-- begin --

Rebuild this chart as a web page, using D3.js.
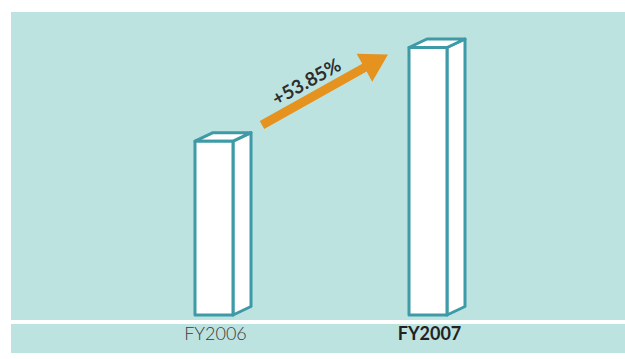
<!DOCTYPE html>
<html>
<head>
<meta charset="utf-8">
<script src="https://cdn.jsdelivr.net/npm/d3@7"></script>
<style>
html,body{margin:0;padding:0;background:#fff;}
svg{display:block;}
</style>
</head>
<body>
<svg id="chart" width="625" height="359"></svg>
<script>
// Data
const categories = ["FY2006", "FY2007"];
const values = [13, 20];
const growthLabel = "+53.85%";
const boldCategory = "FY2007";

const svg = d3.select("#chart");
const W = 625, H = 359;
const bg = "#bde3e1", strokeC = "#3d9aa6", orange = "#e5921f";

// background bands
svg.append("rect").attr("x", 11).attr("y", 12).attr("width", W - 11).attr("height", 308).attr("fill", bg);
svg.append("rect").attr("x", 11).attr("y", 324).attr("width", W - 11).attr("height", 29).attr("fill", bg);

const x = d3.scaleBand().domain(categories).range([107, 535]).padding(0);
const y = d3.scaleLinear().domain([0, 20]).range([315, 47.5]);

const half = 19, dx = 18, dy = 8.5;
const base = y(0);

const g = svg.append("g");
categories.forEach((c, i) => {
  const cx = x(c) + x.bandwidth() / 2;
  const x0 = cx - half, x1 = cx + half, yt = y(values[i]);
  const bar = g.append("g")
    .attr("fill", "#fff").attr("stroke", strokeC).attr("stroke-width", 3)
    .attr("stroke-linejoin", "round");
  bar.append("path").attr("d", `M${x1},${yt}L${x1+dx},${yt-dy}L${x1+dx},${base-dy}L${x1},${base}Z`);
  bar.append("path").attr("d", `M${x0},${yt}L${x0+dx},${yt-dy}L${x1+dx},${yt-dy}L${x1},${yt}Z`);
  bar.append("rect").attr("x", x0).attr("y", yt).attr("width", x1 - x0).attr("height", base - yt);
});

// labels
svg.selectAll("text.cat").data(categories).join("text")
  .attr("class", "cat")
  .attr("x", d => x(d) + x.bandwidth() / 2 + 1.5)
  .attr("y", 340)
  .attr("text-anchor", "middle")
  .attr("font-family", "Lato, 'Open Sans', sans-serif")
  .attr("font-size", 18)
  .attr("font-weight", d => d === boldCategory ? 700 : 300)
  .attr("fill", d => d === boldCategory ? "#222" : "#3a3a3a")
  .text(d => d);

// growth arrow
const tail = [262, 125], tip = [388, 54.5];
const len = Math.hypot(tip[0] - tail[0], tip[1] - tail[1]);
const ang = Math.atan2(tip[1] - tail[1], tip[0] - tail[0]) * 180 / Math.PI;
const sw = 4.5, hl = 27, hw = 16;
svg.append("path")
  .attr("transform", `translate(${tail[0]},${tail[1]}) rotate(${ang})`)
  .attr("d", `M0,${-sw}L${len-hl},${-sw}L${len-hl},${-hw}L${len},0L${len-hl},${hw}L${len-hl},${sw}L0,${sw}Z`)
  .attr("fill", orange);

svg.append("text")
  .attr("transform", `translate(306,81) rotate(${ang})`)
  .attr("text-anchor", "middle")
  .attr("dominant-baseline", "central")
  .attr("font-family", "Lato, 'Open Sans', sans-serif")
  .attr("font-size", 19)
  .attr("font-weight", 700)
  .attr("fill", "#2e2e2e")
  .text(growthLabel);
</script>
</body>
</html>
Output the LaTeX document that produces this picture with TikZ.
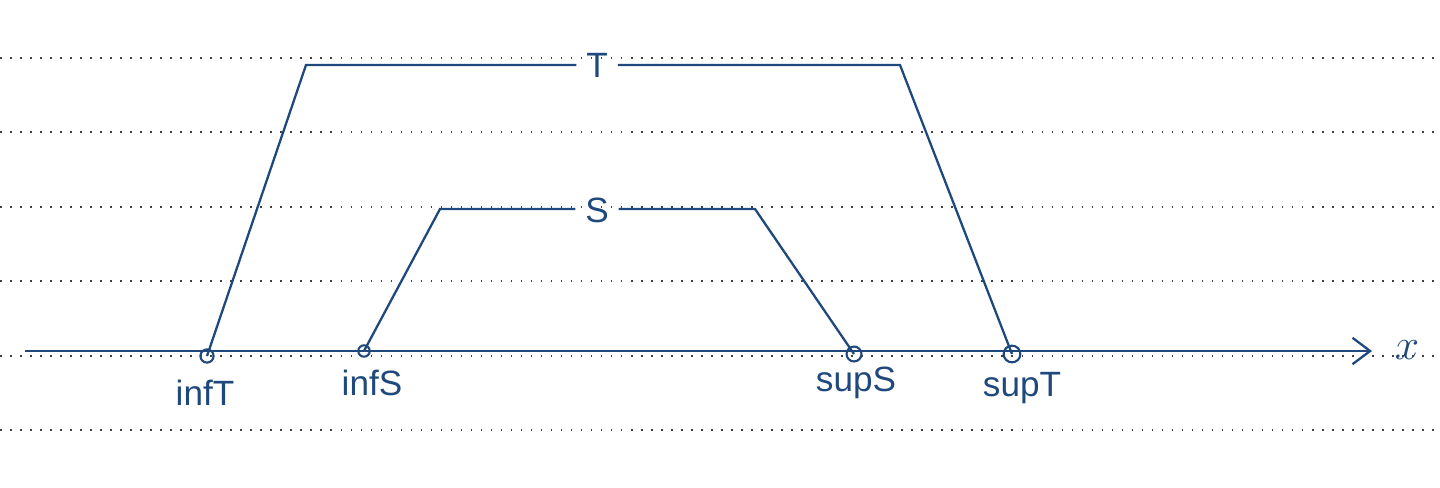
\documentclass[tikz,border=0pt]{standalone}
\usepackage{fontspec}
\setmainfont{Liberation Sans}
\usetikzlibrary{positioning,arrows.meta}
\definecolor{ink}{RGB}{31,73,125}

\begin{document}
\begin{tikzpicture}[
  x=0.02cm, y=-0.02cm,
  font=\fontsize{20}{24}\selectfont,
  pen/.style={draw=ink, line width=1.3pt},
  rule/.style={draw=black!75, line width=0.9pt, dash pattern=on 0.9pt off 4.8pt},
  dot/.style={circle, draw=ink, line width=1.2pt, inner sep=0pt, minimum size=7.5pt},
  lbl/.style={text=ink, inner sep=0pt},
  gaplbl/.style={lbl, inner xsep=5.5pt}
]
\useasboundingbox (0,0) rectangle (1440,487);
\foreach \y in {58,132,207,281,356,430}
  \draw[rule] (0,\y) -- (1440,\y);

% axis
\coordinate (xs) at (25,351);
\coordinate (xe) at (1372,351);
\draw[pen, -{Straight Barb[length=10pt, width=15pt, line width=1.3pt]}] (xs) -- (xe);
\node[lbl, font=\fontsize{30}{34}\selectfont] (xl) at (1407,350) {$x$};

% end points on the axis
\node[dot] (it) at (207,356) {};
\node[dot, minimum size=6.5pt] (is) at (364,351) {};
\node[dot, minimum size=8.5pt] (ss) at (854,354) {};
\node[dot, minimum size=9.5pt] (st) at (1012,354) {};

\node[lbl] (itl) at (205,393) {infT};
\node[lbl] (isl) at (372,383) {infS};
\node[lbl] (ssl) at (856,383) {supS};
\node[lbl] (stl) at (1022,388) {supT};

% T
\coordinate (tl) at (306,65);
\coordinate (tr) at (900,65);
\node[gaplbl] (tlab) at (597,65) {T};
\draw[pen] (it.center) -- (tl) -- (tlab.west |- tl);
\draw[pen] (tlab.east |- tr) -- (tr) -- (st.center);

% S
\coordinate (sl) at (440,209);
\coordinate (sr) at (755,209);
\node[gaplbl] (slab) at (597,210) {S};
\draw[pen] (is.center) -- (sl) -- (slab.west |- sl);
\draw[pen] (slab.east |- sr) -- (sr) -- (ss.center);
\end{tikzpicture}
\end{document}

-- end --

SHORT PROBLEM
Only the lines from the one bearing "Output the LaTeX" to the one bearing "(xl) at (1407,350)", both included, should be restated word for word, with pictures left out.

WRITTEN RESPONSE
Output the LaTeX document that produces this picture with TikZ.
\documentclass[tikz,border=0pt]{standalone}
\usepackage{fontspec}
\setmainfont{Liberation Sans}
\usetikzlibrary{positioning,arrows.meta}
\definecolor{ink}{RGB}{31,73,125}

\begin{document}
\begin{tikzpicture}[
  x=0.02cm, y=-0.02cm,
  font=\fontsize{20}{24}\selectfont,
  pen/.style={draw=ink, line width=1.3pt},
  rule/.style={draw=black!75, line width=0.9pt, dash pattern=on 0.9pt off 4.8pt},
  dot/.style={circle, draw=ink, line width=1.2pt, inner sep=0pt, minimum size=7.5pt},
  lbl/.style={text=ink, inner sep=0pt},
  gaplbl/.style={lbl, inner xsep=5.5pt}
]
\useasboundingbox (0,0) rectangle (1440,487);
\foreach \y in {58,132,207,281,356,430}
  \draw[rule] (0,\y) -- (1440,\y);

% axis
\coordinate (xs) at (25,351);
\coordinate (xe) at (1372,351);
\draw[pen, -{Straight Barb[length=10pt, width=15pt, line width=1.3pt]}] (xs) -- (xe);
\node[lbl, font=\fontsize{30}{34}\selectfont] (xl) at (1407,350) {$x$};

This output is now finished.